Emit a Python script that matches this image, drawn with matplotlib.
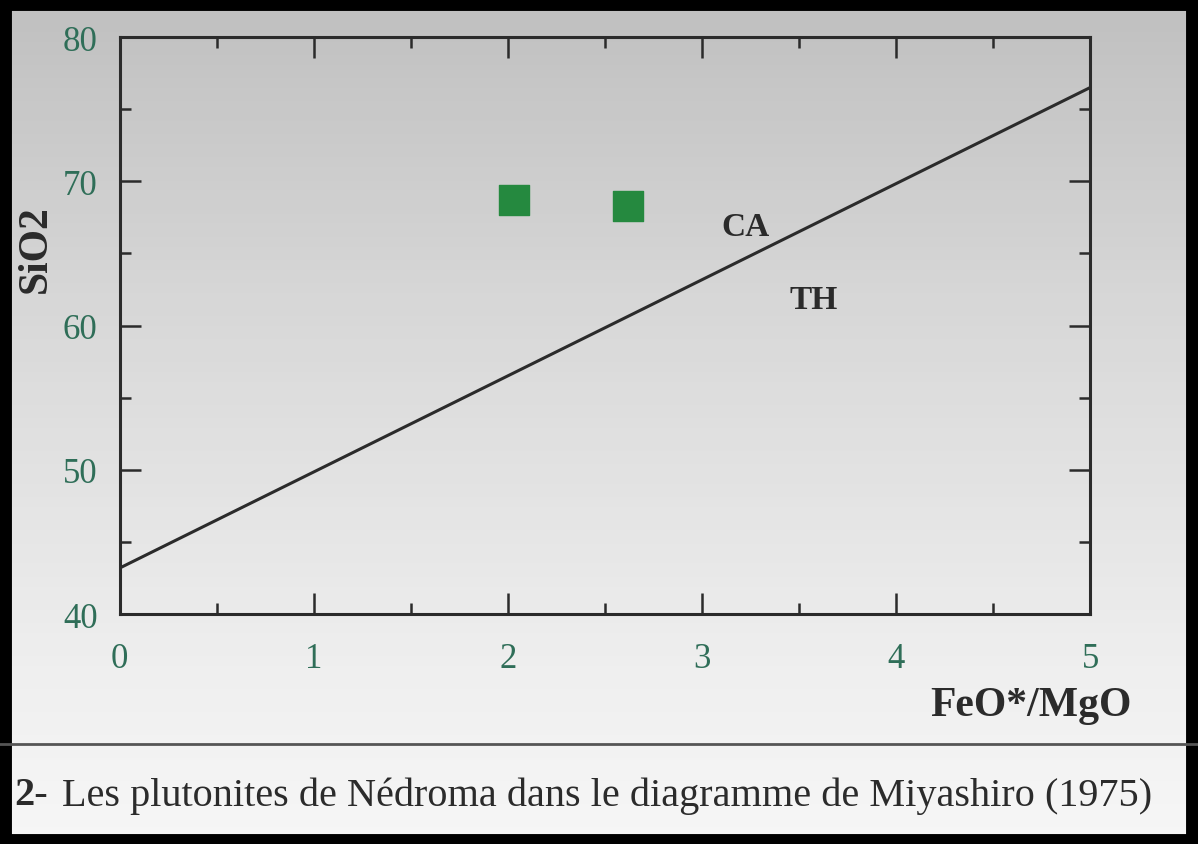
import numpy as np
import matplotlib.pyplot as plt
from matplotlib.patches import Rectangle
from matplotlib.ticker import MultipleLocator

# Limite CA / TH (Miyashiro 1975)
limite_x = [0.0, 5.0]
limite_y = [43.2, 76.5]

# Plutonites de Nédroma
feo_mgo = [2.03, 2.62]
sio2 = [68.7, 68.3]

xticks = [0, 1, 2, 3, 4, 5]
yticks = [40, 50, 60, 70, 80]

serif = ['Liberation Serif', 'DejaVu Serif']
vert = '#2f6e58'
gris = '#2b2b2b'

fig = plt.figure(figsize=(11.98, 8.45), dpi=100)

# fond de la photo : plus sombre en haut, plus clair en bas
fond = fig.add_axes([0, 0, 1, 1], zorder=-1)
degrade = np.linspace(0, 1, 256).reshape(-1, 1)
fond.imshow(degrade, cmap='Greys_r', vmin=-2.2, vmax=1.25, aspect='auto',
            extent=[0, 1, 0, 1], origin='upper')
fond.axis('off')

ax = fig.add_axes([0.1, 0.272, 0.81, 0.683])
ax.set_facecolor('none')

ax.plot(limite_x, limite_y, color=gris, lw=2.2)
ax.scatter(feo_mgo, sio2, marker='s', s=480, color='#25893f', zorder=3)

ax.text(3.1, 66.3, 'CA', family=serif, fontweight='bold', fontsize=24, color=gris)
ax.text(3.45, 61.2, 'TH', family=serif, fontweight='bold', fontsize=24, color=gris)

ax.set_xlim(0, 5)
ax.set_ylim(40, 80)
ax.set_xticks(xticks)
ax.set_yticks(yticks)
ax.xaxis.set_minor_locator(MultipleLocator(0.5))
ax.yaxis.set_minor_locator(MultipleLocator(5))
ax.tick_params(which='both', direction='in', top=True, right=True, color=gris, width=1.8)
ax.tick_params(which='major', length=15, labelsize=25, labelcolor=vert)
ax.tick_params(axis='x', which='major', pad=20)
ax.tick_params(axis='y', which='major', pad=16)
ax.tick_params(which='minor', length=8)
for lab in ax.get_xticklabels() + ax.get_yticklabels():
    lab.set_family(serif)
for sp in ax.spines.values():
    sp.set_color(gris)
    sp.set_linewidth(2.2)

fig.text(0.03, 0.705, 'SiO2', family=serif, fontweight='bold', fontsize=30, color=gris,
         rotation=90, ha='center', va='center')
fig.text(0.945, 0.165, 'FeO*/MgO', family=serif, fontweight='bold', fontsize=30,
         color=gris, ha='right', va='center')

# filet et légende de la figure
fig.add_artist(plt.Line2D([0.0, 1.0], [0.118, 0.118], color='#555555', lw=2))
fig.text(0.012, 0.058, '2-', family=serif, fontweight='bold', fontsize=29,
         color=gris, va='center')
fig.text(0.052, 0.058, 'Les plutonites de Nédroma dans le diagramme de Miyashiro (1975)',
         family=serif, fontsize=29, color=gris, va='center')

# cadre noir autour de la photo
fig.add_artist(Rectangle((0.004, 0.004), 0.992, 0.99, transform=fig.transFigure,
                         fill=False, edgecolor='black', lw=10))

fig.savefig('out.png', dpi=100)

**DIRECTIONS FOR THIS TASK:**
Copy each line exactly, and leave the pictures out of your copy.

**SOLUTION TO THIS EXERCISE:**
Emit a Python script that matches this image, drawn with matplotlib.
import numpy as np
import matplotlib.pyplot as plt
from matplotlib.patches import Rectangle
from matplotlib.ticker import MultipleLocator

# Limite CA / TH (Miyashiro 1975)
limite_x = [0.0, 5.0]
limite_y = [43.2, 76.5]

# Plutonites de Nédroma
feo_mgo = [2.03, 2.62]
sio2 = [68.7, 68.3]

xticks = [0, 1, 2, 3, 4, 5]
yticks = [40, 50, 60, 70, 80]

serif = ['Liberation Serif', 'DejaVu Serif']
vert = '#2f6e58'
gris = '#2b2b2b'

fig = plt.figure(figsize=(11.98, 8.45), dpi=100)

# fond de la photo : plus sombre en haut, plus clair en bas
fond = fig.add_axes([0, 0, 1, 1], zorder=-1)
degrade = np.linspace(0, 1, 256).reshape(-1, 1)
fond.imshow(degrade, cmap='Greys_r', vmin=-2.2, vmax=1.25, aspect='auto',
            extent=[0, 1, 0, 1], origin='upper')
fond.axis('off')

ax = fig.add_axes([0.1, 0.272, 0.81, 0.683])
ax.set_facecolor('none')

ax.plot(limite_x, limite_y, color=gris, lw=2.2)
ax.scatter(feo_mgo, sio2, marker='s', s=480, color='#25893f', zorder=3)

ax.text(3.1, 66.3, 'CA', family=serif, fontweight='bold', fontsize=24, color=gris)
ax.text(3.45, 61.2, 'TH', family=serif, fontweight='bold', fontsize=24, color=gris)

ax.set_xlim(0, 5)
ax.set_ylim(40, 80)
ax.set_xticks(xticks)
ax.set_yticks(yticks)
ax.xaxis.set_minor_locator(MultipleLocator(0.5))
ax.yaxis.set_minor_locator(MultipleLocator(5))
ax.tick_params(which='both', direction='in', top=True, right=True, color=gris, width=1.8)
ax.tick_params(which='major', length=15, labelsize=25, labelcolor=vert)
ax.tick_params(axis='x', which='major', pad=20)
ax.tick_params(axis='y', which='major', pad=16)
ax.tick_params(which='minor', length=8)
for lab in ax.get_xticklabels() + ax.get_yticklabels():
    lab.set_family(serif)
for sp in ax.spines.values():
    sp.set_color(gris)
    sp.set_linewidth(2.2)

fig.text(0.03, 0.705, 'SiO2', family=serif, fontweight='bold', fontsize=30, color=gris,
         rotation=90, ha='center', va='center')
fig.text(0.945, 0.165, 'FeO*/MgO', family=serif, fontweight='bold', fontsize=30,
         color=gris, ha='right', va='center')

# filet et légende de la figure
fig.add_artist(plt.Line2D([0.0, 1.0], [0.118, 0.118], color='#555555', lw=2))
fig.text(0.012, 0.058, '2-', family=serif, fontweight='bold', fontsize=29,
         color=gris, va='center')
fig.text(0.052, 0.058, 'Les plutonites de Nédroma dans le diagramme de Miyashiro (1975)',
         family=serif, fontsize=29, color=gris, va='center')

# cadre noir autour de la photo
fig.add_artist(Rectangle((0.004, 0.004), 0.992, 0.99, transform=fig.transFigure,
                         fill=False, edgecolor='black', lw=10))

fig.savefig('out.png', dpi=100)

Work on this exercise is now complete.